Lance Armstrong Whistleblower Lawsuit To Be Joined By Department Of Justice: REPORTS

REPORTS: DOJ After Armstrong
FILE - In this July 6, 2004, file photo, U.S. Postal Service's Lance Armstrong rides ahead of Team Phonak's Tyler Hamilton,, center, and T-Mobile's Jan Ullrich, of Germany, during the third stage of the Tour de France cycling race between Waterloo, Belgium, and Wasquehal, northern France. Admitting he cheated was a start. Now, it's all about whether Armstrong is ready to give details, lots of them, to clean up his sport. Hamilton, whose testimony helped lead to Armstrong's downfall, says if Armstrong is willing to provide information to clean up the sport, a reduction in the sanctions would be appropriate. (AP Photo/Peter Dejong, File)
FILE - In this July 6, 2004, file photo, U.S. Postal Service's Lance Armstrong rides ahead of Team Phonak's Tyler Hamilton,, center, and T-Mobile's Jan Ullrich, of Germany, during the third stage of the Tour de France cycling race between Waterloo, Belgium, and Wasquehal, northern France. Admitting he cheated was a start. Now, it's all about whether Armstrong is ready to give details, lots of them, to clean up his sport. Hamilton, whose testimony helped lead to Armstrong's downfall, says if Armstrong is willing to provide information to clean up the sport, a reduction in the sanctions would be appropriate. (AP Photo/Peter Dejong, File)

Rather than merely closing a sordid chapter in his life, Lance Armstrong's confession of doping to Oprah Winfrey may have been the prelude to further troubles.

Just one day after it was reported by The Associated Press that U.S. Anti-Doping Agency chief executive Travis Tygart lobbied Attorney General Eric Holder to join a whistleblower lawsuit against Armstrong, ABC News and NBC News reported on Friday that the Department of Justice has decided to act.

Citing an unnamed legal source, NBC reports that the DOJ will notify a federal court that it will be joining a whistleblower lawsuit previously filed by Floyd Landis, a former teammate of Armstrong who has also confessed to doping.

Armstrong was formally stripped of his seven Tour de France titles and banned from elite competition in the aftermath of a report by USADA in October 2012. In that voluminous, damning report, Tygart implicated Armstrong in "the most sophisticated, professionalized and successful doping program that sport has ever seen."

After years of vehement denials, Armstrong admitted rampant use of performance-enhancing drugs during his cycling career in an interview with Winfrey in January.

Earlier this week, Armstrong's attorney revealed that the disgraced cyclist would not submit to an interview by USADA under oath.

"Over the last few weeks he has led us to believe that he wanted to come in and assist USADA, but was worried of potential criminal and civil liability if he did so," Tygart said on Wednesday, via The Associated Press. "Today we learned from the media that Mr.
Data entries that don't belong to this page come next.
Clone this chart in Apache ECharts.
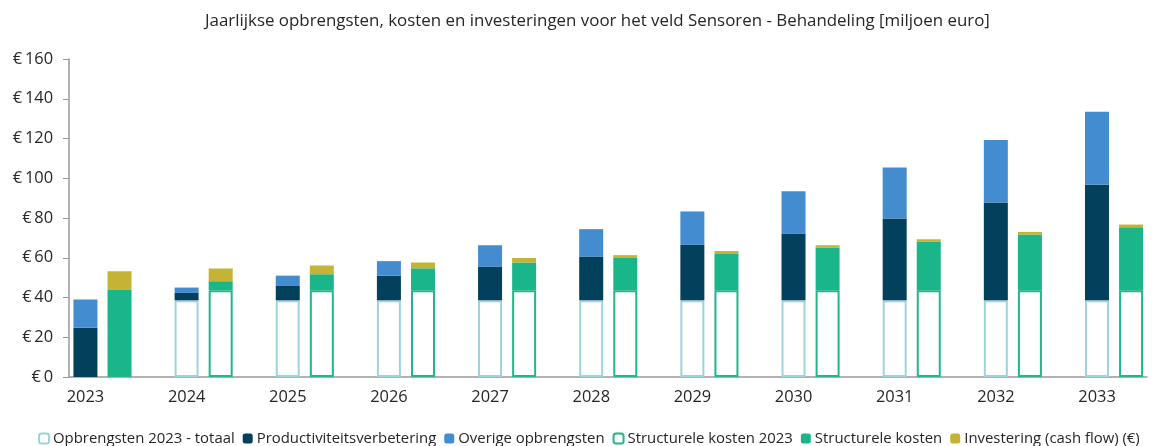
<!DOCTYPE html>
<html><head><meta charset="utf-8">
<script src="https://cdn.jsdelivr.net/npm/echarts@6/dist/echarts.min.js"></script>
<style>html,body{margin:0;padding:0;background:#fff}#c{width:1162px;height:446px}</style>
</head><body><div id="c"></div>
<script>
const categories = ['2023','2024','2025','2026','2027','2028','2029','2030','2031','2032','2033'];
const opbrengsten2023 = [0, 38.6, 38.6, 38.6, 38.6, 38.6, 38.6, 38.6, 38.6, 38.6, 38.6];
const productiviteit = [24.8, 3.7, 7.2, 12.4, 16.8, 22.0, 27.9, 33.6, 41.2, 49.2, 58.1];
const overige = [14.2, 2.7, 5.2, 7.3, 10.9, 13.8, 16.8, 21.3, 25.6, 31.5, 36.7];
const structKosten2023 = [0, 43.7, 43.7, 43.7, 43.7, 43.7, 43.7, 43.7, 43.7, 43.7, 43.7];
const structKosten = [43.8, 4.5, 8.0, 11.0, 13.9, 16.2, 18.2, 21.3, 24.3, 28.0, 31.7];
const investering = [9.4, 6.4, 4.4, 2.9, 2.3, 1.4, 1.5, 1.3, 1.3, 1.3, 1.3];

const FONT = 'Open Sans';
const TXT = '#262626';
// value first so the stack is computed on the y dimension
const toPts = arr => arr.map((v, i) => [v === 0 ? '-' : v, i]);
const labelShift = 0.168;

const chart = echarts.init(document.getElementById('c'), null, {renderer: 'canvas'});
const mk = (name, data, stack, style) => ({
  name, type: 'bar', stack, data: toPts(data), encode: {x: 1, y: 0},
  barWidth: 24, barGap: '42%',
  itemStyle: style, emphasis: {disabled: true}
});
chart.setOption({
  animation: false,
  textStyle: {fontFamily: FONT, color: TXT},
  title: {text: 'Jaarlijkse opbrengsten, kosten en investeringen voor het veld Sensoren - Behandeling [miljoen euro]',
    left: 200, top: 8, textStyle: {fontFamily: FONT, fontSize: 16.9, fontWeight: 'normal', color: TXT}},
  grid: {left: 69, right: 15, top: 59, bottom: 69, containLabel: false},
  legend: {top: 426, left: 38, width: 1124, padding: [5, 0, 5, 0], itemWidth: 10, itemHeight: 10, itemGap: 8,
    textStyle: {fontFamily: FONT, fontSize: 14.9, color: TXT, padding: [0, 0, 0, -1]}},
  xAxis: {type: 'value', min: -0.331, max: 10.326,
    axisLine: {show: true, lineStyle: {color: '#999', width: 1.5}},
    axisTick: {show: false}, splitLine: {show: false},
    axisLabel: {customValues: categories.map((c, i) => i - labelShift), margin: 12,
      fontFamily: FONT, fontSize: 16.4, color: TXT,
      formatter: v => categories[Math.round(v + labelShift)]}},
  yAxis: {type: 'value', min: 0, max: 160, interval: 20,
    axisLine: {show: true, onZero: false, lineStyle: {color: '#999', width: 1.5}},
    axisTick: {show: true, length: 6, lineStyle: {color: '#999'}},
    splitLine: {show: false},
    axisLabel: {fontFamily: FONT, fontSize: 16.4, color: TXT, margin: 16,
      formatter: v => '€\u2009' + v}},
  series: [
    mk('Opbrengsten 2023 - totaal', opbrengsten2023, 'rev', {color: '#fff', borderColor: '#9fd3dc', borderWidth: 2}),
    mk('Productiviteitsverbetering', productiviteit, 'rev', {color: '#02405b'}),
    mk('Overige opbrengsten', overige, 'rev', {color: '#438ccf'}),
    mk('Structurele kosten 2023', structKosten2023, 'cost', {color: '#fff', borderColor: '#1db88b', borderWidth: 2}),
    mk('Structurele kosten', structKosten, 'cost', {color: '#1bb58a'}),
    mk('Investering (cash flow) (€)', investering, 'cost', {color: '#c4b334'})
  ]
});
</script></body></html>
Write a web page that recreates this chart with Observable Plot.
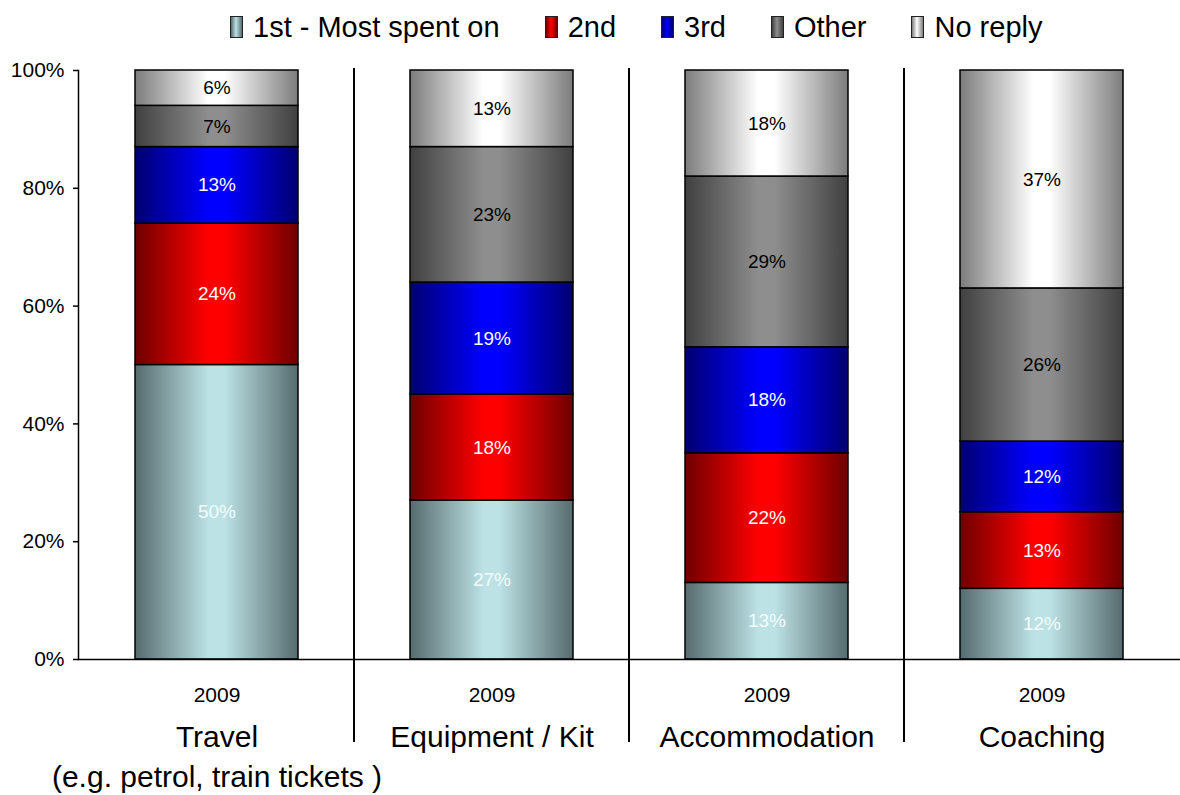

Armstrong is choosing not to come in and be truthful and that he will not take the opportunity to work toward righting his wrongs in sport."

With or without cooperation, Tygart appears committed to addressing the ills of cycling, especially as they relate to Armstrong.

In a letter first reported by Velonews.com and then independently obtained by The Associated Press, Tygart informed Holder that "fraud and other crimes were committed" by Armstrong and his teammates while the U.S. Postal Service was a key sponsor.

The U.S. Postal Service paid out $30.9 million to Armstrong's cycling team from 2001-2004, according to documents obtained by ESPN in 2011.

A former Armstrong teammate who was stripped of the 2006 Tour de France title for doping, Landis filed this whistleblower lawsuit in 2010 under the False Claims Act, according to the Wall Street Journal. The lawsuit reportedly alleges that Armstrong and his teammates defrauded the federal government by using performance-enhancing drugs despite a contract requiring them not to.

Citing an unnamed source, CBS News reported in January that the Department of Justice had rejected a $5 million offer of restitution from Armstrong.

“Lance and his representatives worked constructively over these last weeks with federal lawyers to resolve this case fairly, but those talks failed because we disagree about whether the Postal Service was damaged,” Armstrong's lawyer Robert Luskin said in a statement obtained by The New York Times. “The Postal’s Services own studies show that the Service benefited tremendously from its sponsorship — benefits totaling more than $100 million.”